The BoM has had ample opportunity to prove its worth. If it had accurately depicted Mesoamerican civilization; if Joseph Smith had reproduced the stolen manuscript verbatim; and if Egyptologists had corroborated Joseph’s translation of the Book of Abraham, then it would be impossible to escape the conclusion that a supernatural power had been at work. But, as one can see, every time the BoM has met a true challenge, the result has been nothing short of colossal failure.

Mormonism is a uniquely American religion, so it seems fitting to have invoked the trappings of America’s pastime as I have played umpire to a posthumous Joseph Smith. Sorry Joseph, but everyone knows what happens after three strikes.


Citations:

[1] Joseph Smith, Pearl of Great Price (Liverpool, England, 1851), Joseph Smith-History (1:29).

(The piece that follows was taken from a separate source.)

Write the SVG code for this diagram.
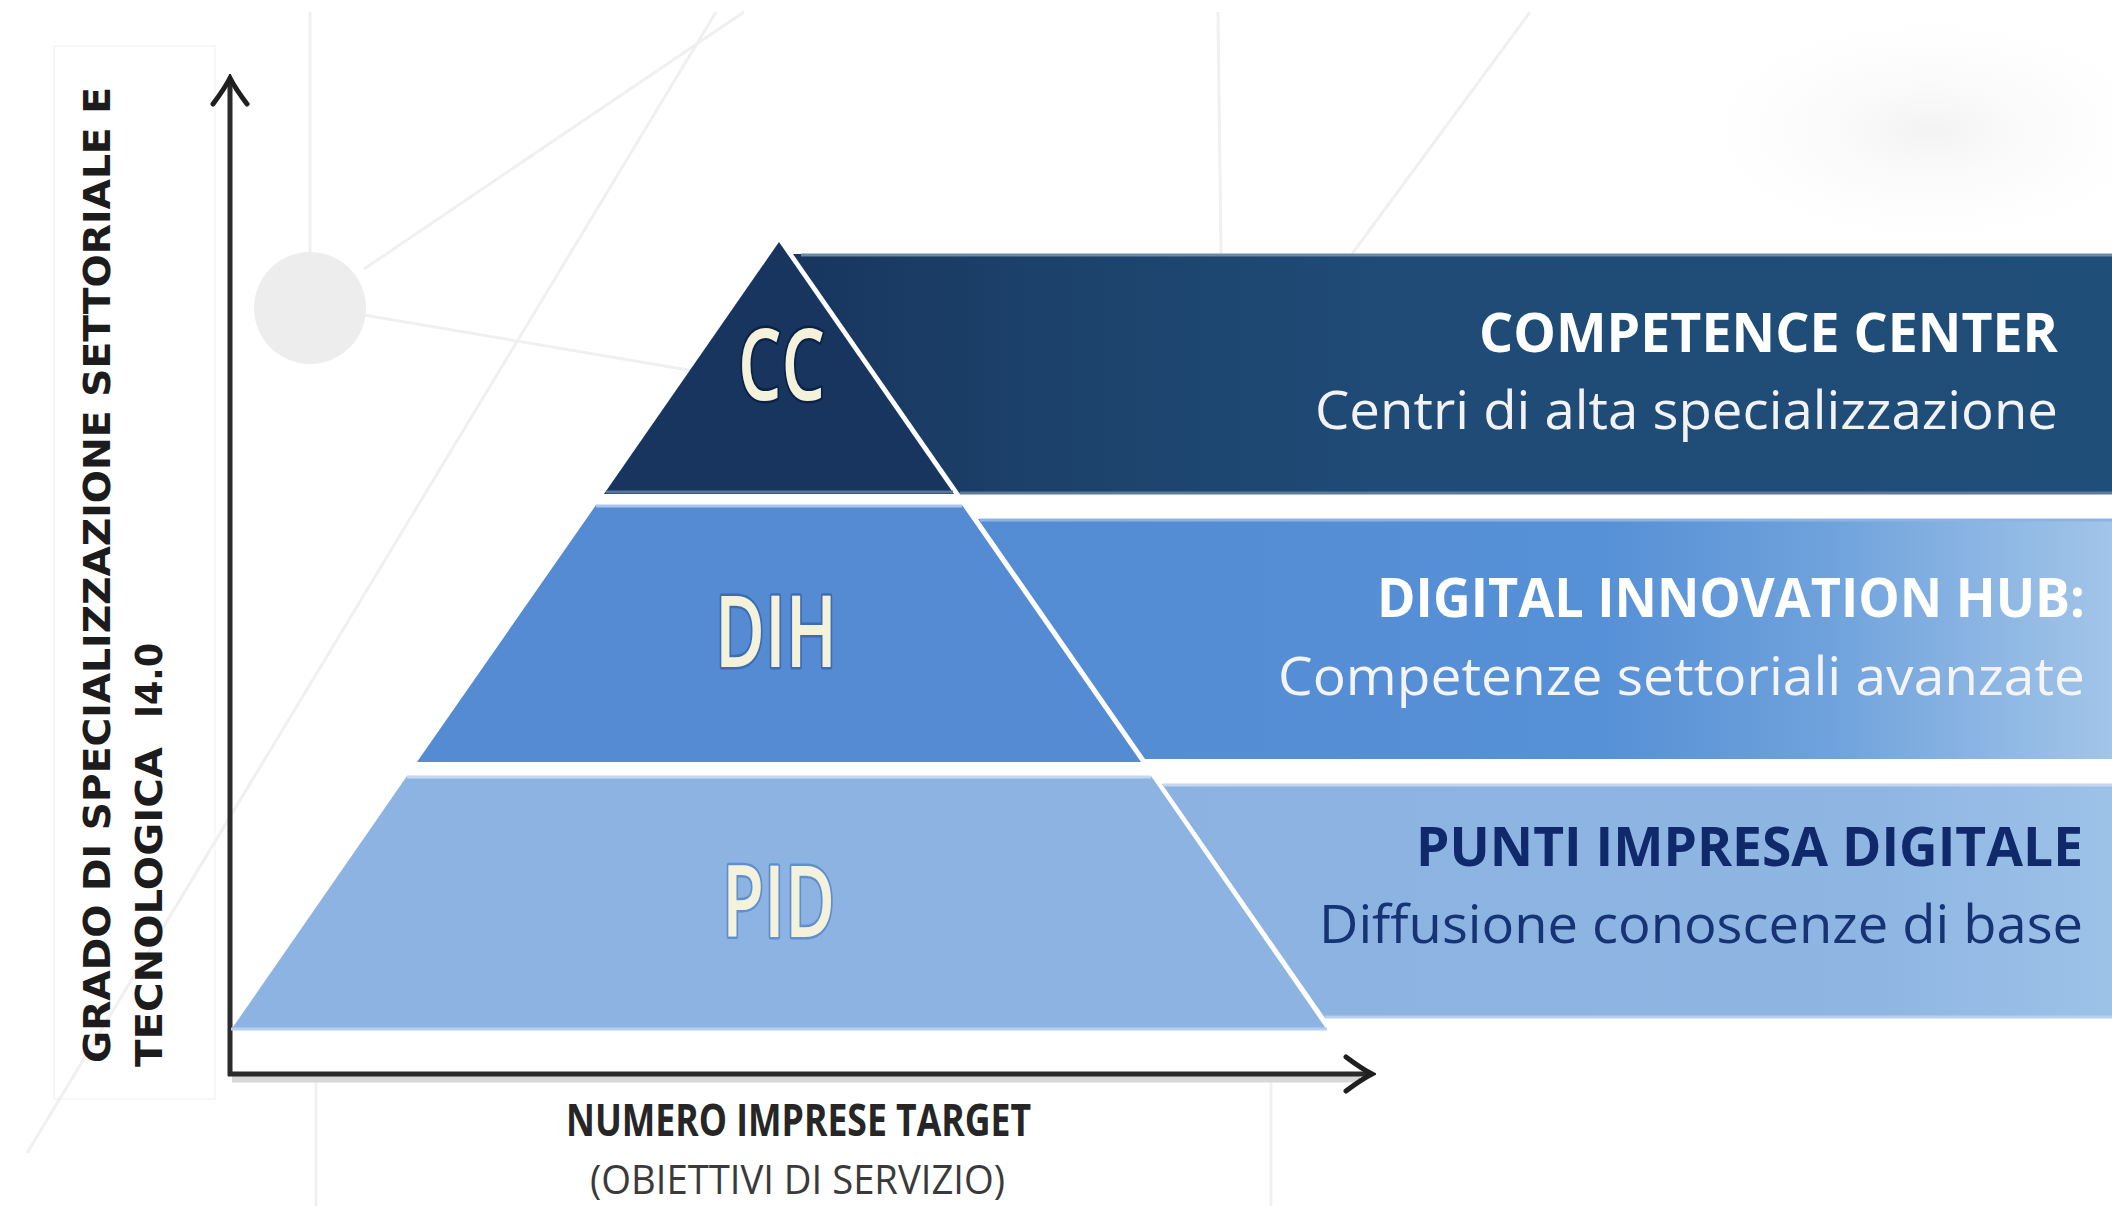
<svg xmlns="http://www.w3.org/2000/svg" width="2112" height="1206" viewBox="0 0 2112 1206">
  <defs>
    <style>
      .bgline { stroke: #f0f0f0; stroke-width: 3; fill: none; }
      .axis { stroke: #2b2b2b; stroke-width: 5; fill: none; }
      .axisShadow { stroke: #d8d8d8; stroke-width: 9; fill: none; }
      .ylab { font-family: "DejaVu Sans", "Liberation Sans", sans-serif; font-weight: bold; font-size: 38px; fill: #1c1c1c; }
      .xlab { font-family: "Open Sans", "Liberation Sans", sans-serif; }
      .plab { font-family: "Open Sans", "Liberation Sans", sans-serif; font-weight: 600; font-size: 100px; fill: #f4f2da; stroke-width: 5; paint-order: stroke; stroke-linejoin: round; }
      .btitle { font-family: "Open Sans", "Liberation Sans", sans-serif; font-weight: bold; font-size: 53px; }
      .bsub { font-family: "Open Sans", "Liberation Sans", sans-serif; font-size: 53px; }
    </style>
    <marker id="arrow" viewBox="-30 -20 34 40" refX="0" refY="0" markerWidth="34" markerHeight="40" markerUnits="userSpaceOnUse" orient="auto">
      <path d="M -26 -17 Q -10 -5 0 0 Q -10 5 -26 17" fill="none" stroke="#1f1f1f" stroke-width="5" stroke-linecap="round" stroke-linejoin="miter"/>
    </marker>
    <linearGradient id="gCC" x1="793" y1="0" x2="2112" y2="0" gradientUnits="userSpaceOnUse">
      <stop offset="0" stop-color="#18365f"/>
      <stop offset="0.2" stop-color="#1c426b"/>
      <stop offset="0.45" stop-color="#1f4b76"/>
      <stop offset="1" stop-color="#1f4e79"/>
    </linearGradient>
    <linearGradient id="gDIH" x1="978" y1="0" x2="2112" y2="0" gradientUnits="userSpaceOnUse">
      <stop offset="0" stop-color="#548cd3"/>
      <stop offset="0.55" stop-color="#5690d6"/>
      <stop offset="0.75" stop-color="#6fa2dc"/>
      <stop offset="1" stop-color="#a2c5e9"/>
    </linearGradient>
    <linearGradient id="gPID" x1="1162" y1="0" x2="2112" y2="0" gradientUnits="userSpaceOnUse">
      <stop offset="0" stop-color="#8cb2e1"/>
      <stop offset="0.75" stop-color="#8fb5e3"/>
      <stop offset="1" stop-color="#9dc2e8"/>
    </linearGradient>
    <radialGradient id="gSmudge" cx="0.5" cy="0.5" r="0.5">
      <stop offset="0" stop-color="#f3f3f3"/>
      <stop offset="1" stop-color="#ffffff" stop-opacity="0"/>
    </radialGradient>
  </defs>

  <rect width="2112" height="1206" fill="#ffffff"/>

  <g id="background">
    <ellipse cx="1930" cy="130" rx="260" ry="130" fill="url(#gSmudge)"/>
    <rect x="54" y="46" width="161" height="1053" fill="none" stroke="#f7f7f7" stroke-width="2"/>
    <line class="bgline" x1="310" y1="12" x2="310" y2="252"/>
    <line class="bgline" x1="364" y1="269" x2="744" y2="12"/>
    <line class="bgline" x1="364" y1="315" x2="700" y2="372"/>
    <line class="bgline" x1="716" y1="12" x2="27" y2="1153"/>
    <line class="bgline" x1="1218" y1="12" x2="1221" y2="254"/>
    <line class="bgline" x1="1530" y1="12" x2="1352" y2="254"/>
    <line class="bgline" x1="316" y1="1082" x2="316" y2="1206"/>
    <line class="bgline" x1="1271" y1="1082" x2="1271" y2="1206"/>
    <circle cx="310" cy="308" r="56" fill="#ededed"/>
  </g>

  <g id="connectors">
    <line class="axisShadow" x1="232" y1="1078" x2="1360" y2="1078"/>
    <line class="axis" x1="230" y1="1076" x2="230" y2="78" marker-end="url(#arrow)"/>
    <line class="axis" x1="228" y1="1074" x2="1372" y2="1074" marker-end="url(#arrow)"/>
  </g>

  <g id="y-axis-label">
    <text class="ylab" transform="translate(110,1063) rotate(-90)" x="0" y="0" textLength="976" lengthAdjust="spacingAndGlyphs">GRADO DI SPECIALIZZAZIONE SETTORIALE E</text>
    <text class="ylab" transform="translate(162,1067) rotate(-90)" y="0"><tspan x="0" textLength="320" lengthAdjust="spacingAndGlyphs">TECNOLOGICA</tspan><tspan x="349" textLength="75" lengthAdjust="spacingAndGlyphs">I4.0</tspan></text>
  </g>

  <g id="x-axis-label">
    <text class="xlab" x="566" y="1136" font-size="44" font-weight="bold" fill="#262626" textLength="465" lengthAdjust="spacingAndGlyphs">NUMERO IMPRESE TARGET</text>
    <text class="xlab" x="590" y="1194" font-size="40" fill="#3a3a3a" textLength="415" lengthAdjust="spacingAndGlyphs">(OBIETTIVI DI SERVIZIO)</text>
  </g>

  <g id="banner-cc">
    <polygon points="793,254 2112,254 2112,494 960,494" fill="url(#gCC)"/>
    <line x1="801" y1="255" x2="2112" y2="255" stroke="#6f88a6" stroke-width="3"/>
    <line x1="960" y1="493" x2="2112" y2="493" stroke="#5d7a9b" stroke-width="3"/>
    <text class="btitle" x="1479" y="352" fill="#ffffff" textLength="579" lengthAdjust="spacingAndGlyphs">COMPETENCE CENTER</text>
    <text class="bsub" x="1315" y="429" fill="#f2f2f2" textLength="743" lengthAdjust="spacingAndGlyphs">Centri di alta specializzazione</text>
  </g>

  <g id="banner-dih">
    <polygon points="978,519 2112,519 2112,759 1145,759" fill="url(#gDIH)"/>
    <line x1="980" y1="520" x2="2112" y2="520" stroke="#8db3e4" stroke-width="3"/>
    <text class="btitle" x="1377" y="617" fill="#ffffff" textLength="708" lengthAdjust="spacingAndGlyphs">DIGITAL INNOVATION HUB:</text>
    <text class="bsub" x="1278" y="695" fill="#f4f4f4" textLength="807" lengthAdjust="spacingAndGlyphs">Competenze settoriali avanzate</text>
  </g>

  <g id="banner-pid">
    <polygon points="1162,784 2112,784 2112,1018 1325,1018" fill="url(#gPID)"/>
    <line x1="1163" y1="785" x2="2112" y2="785" stroke="#c3d7f0" stroke-width="3"/>
    <line x1="1325" y1="1017" x2="2112" y2="1017" stroke="#b6cff0" stroke-width="3"/>
    <text class="btitle" x="1416" y="866" fill="#10296a" textLength="667" lengthAdjust="spacingAndGlyphs">PUNTI IMPRESA DIGITALE</text>
    <text class="bsub" x="1319" y="943" fill="#163474" textLength="764" lengthAdjust="spacingAndGlyphs">Diffusione conoscenze di base</text>
  </g>

  <g id="level-cc">
    <polygon points="779,242 954,494 604,494" fill="#17355e"/>
    <line x1="606" y1="492" x2="953" y2="492" stroke="#5b7697" stroke-width="3"/>
    <text class="plab" x="738" y="400" stroke="#0b2246" textLength="87" lengthAdjust="spacingAndGlyphs">CC</text>
  </g>

  <g id="level-dih">
    <polygon points="596,505 962,505 1141,762 417,762" fill="#548bd3"/>
    <line x1="596" y1="506" x2="962" y2="506" stroke="#a9c6ec" stroke-width="3"/>
    <text class="plab" x="715" y="667" stroke="#3c6db4" textLength="122" lengthAdjust="spacingAndGlyphs">DIH</text>
  </g>

  <g id="level-pid">
    <polygon points="407,776 1151,776 1327,1030 231,1030" fill="#8db3e2"/>
    <line x1="407" y1="777" x2="1151" y2="777" stroke="#c4d8f1" stroke-width="3"/>
    <line x1="231" y1="1029" x2="1327" y2="1029" stroke="#b6cff0" stroke-width="3"/>
    <text class="plab" x="722" y="937" stroke="#5f8fd0" textLength="113" lengthAdjust="spacingAndGlyphs">PID</text>
  </g>
</svg>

[2] James E. Lancaster (Dan Vogel, ed.), The Word of God: Essays on Mormon Scripture (Signature Books, 1990), “8. The Translation of the Book of Mormon,” pp. 97-112.

[3] Joseph Smith, History of the Church: Vol. 1 (Salt Lake City, 1902), (4:461).

[4] Fawn Brodie, No Man Knows My History (Vintage Book: New York, 1945), p. 46.

[5] Most of the fallacies were culled from: Al Case, “Book of Mormon Questions” lds-mormon.com spotted on August 2, 2001.

[6] Lucy Smith, Biographical Sketches of Joseph Smith, the Prophet and His Progenitors for Many Generations (Liverpool, England, 1853 ), p. 121.

[7] Joseph Smith, Doctrine & Covenants (Salt Lake City, 1921), Section 10.

[8] Joseph Smith, Pearl of Great Price (Liverpool, England, 1851), Joseph Smith-History (1:63-65).

[9] E. D. Howe, Mormonism Unvailed (Painesville, Ohio, 1834), pp. 270-2.

[10] The facsimiles published by the church can be viewed here. However, portions of the original papyri were torn and so Joseph “restored” the missing portions. When compared to other funeral documents, it can be seen that they were restored incorrectly.

[11] F.S. Spalding, Joseph Smith Jr. as a Translator (Salt Lake City, 1912).

[12] Klaus Baer, “The Breathing Permit of Hor,” Dialogue, III, No. 3, Autumn, 1968, pp. 109-34, and “The Joseph Smith Papyri,” Dialogue, III, No. 2, Summer 1968, pp. 66-105.